Strangely, this does make a bit of sense: While attending a wedding, a woman in Israel accidentally ate a glob of wasabi — thinking it was smooth, not-spicy avocado — and ended up in the hospital with an unusual cardiac syndrome.
Commonly known as “broken heart syndrome,” the symptoms are often seen in women and usually resolve without permanent damage to heart function. (Cleverly, the physicians who authored the BMJ report subtitled it, “Can sushi break your heart?”)
According to the report, “a few minutes after she ate the wasabi, she felt a sudden pressure in her chest radiating to her arms, which lasted [a] few hours.” The pain lessened and she stayed at the wedding, but the next day she felt “weakness and general discomfort,” so she got checked out.
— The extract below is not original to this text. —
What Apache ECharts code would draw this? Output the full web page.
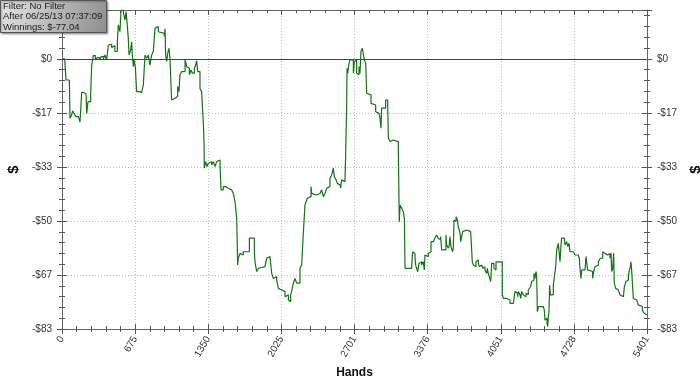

It’s a good thing she did, because the indicators of “broken heart syndrome” can be similar to those of a heart attack. Harvard Women’s Health Watch describes the symptoms as chest pain, shortness of breath and even abnormal echocardiogram results that look like a heart attack. There are key differences, though — there’s no evidence of obstructed arteries, for example.
Researchers think the syndrome occurs after a blast of stress hormones from an upsetting event startles the heart muscle. Changes in the heart’s cells or blood vessels reduce the effectiveness of the left ventricle’s contractions, causing heart-attack-like symptoms.
If you’ve ever gotten a good mouthful of spicy wasabi with your sushi, you know a physical stress-reaction is completely plausible. (I’ve been there. I feel only sympathy for this woman.)
But how much wasabi is enough to “break” a person’s heart? In this case, the 60-year-old patient reportedly consumed about a teaspoon of the scorching green paste.
Luckily, she made a full recovery from the experience. I bet she’ll be really careful around guacamole in the future, though.